- [Direction]:
Set the lines down again exactly, first line through the line that contains "fontsize=12.5, fontweight='bold', color='black')", with no pictures.

- [Source data]:
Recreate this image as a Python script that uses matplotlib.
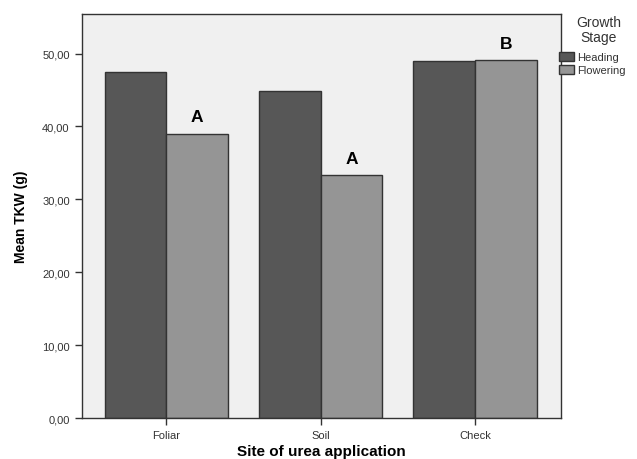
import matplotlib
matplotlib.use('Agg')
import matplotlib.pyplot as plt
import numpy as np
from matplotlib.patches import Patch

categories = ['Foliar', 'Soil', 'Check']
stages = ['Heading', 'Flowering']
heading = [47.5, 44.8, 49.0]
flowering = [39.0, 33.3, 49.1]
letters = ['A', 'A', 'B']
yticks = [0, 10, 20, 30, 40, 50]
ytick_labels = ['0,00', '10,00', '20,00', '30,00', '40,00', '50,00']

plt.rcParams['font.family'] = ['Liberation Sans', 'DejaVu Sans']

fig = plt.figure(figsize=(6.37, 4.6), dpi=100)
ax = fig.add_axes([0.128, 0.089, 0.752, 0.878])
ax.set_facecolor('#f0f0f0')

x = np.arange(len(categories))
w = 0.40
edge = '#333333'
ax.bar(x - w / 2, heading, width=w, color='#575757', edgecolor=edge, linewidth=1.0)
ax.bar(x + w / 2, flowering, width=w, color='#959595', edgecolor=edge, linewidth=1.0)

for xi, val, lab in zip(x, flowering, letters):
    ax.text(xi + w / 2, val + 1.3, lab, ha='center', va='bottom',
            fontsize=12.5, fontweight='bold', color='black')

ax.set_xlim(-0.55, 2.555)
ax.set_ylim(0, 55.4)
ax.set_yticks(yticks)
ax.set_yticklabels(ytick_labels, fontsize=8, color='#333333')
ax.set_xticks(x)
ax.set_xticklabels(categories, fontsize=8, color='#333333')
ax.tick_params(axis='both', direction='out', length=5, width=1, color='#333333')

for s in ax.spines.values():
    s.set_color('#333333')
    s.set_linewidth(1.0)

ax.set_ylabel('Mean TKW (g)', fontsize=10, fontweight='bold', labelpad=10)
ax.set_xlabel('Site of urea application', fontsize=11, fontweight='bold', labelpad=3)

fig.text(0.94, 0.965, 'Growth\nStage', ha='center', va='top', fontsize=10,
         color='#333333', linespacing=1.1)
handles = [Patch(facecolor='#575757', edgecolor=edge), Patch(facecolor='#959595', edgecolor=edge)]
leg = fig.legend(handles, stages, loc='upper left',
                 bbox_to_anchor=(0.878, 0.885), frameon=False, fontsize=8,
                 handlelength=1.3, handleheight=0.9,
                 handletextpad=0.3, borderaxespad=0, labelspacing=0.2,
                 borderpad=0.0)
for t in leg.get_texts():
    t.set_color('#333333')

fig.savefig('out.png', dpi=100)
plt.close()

- [The answer]:
Recreate this image as a Python script that uses matplotlib.
import matplotlib
matplotlib.use('Agg')
import matplotlib.pyplot as plt
import numpy as np
from matplotlib.patches import Patch

categories = ['Foliar', 'Soil', 'Check']
stages = ['Heading', 'Flowering']
heading = [47.5, 44.8, 49.0]
flowering = [39.0, 33.3, 49.1]
letters = ['A', 'A', 'B']
yticks = [0, 10, 20, 30, 40, 50]
ytick_labels = ['0,00', '10,00', '20,00', '30,00', '40,00', '50,00']

plt.rcParams['font.family'] = ['Liberation Sans', 'DejaVu Sans']

fig = plt.figure(figsize=(6.37, 4.6), dpi=100)
ax = fig.add_axes([0.128, 0.089, 0.752, 0.878])
ax.set_facecolor('#f0f0f0')

x = np.arange(len(categories))
w = 0.40
edge = '#333333'
ax.bar(x - w / 2, heading, width=w, color='#575757', edgecolor=edge, linewidth=1.0)
ax.bar(x + w / 2, flowering, width=w, color='#959595', edgecolor=edge, linewidth=1.0)

for xi, val, lab in zip(x, flowering, letters):
    ax.text(xi + w / 2, val + 1.3, lab, ha='center', va='bottom',
            fontsize=12.5, fontweight='bold', color='black')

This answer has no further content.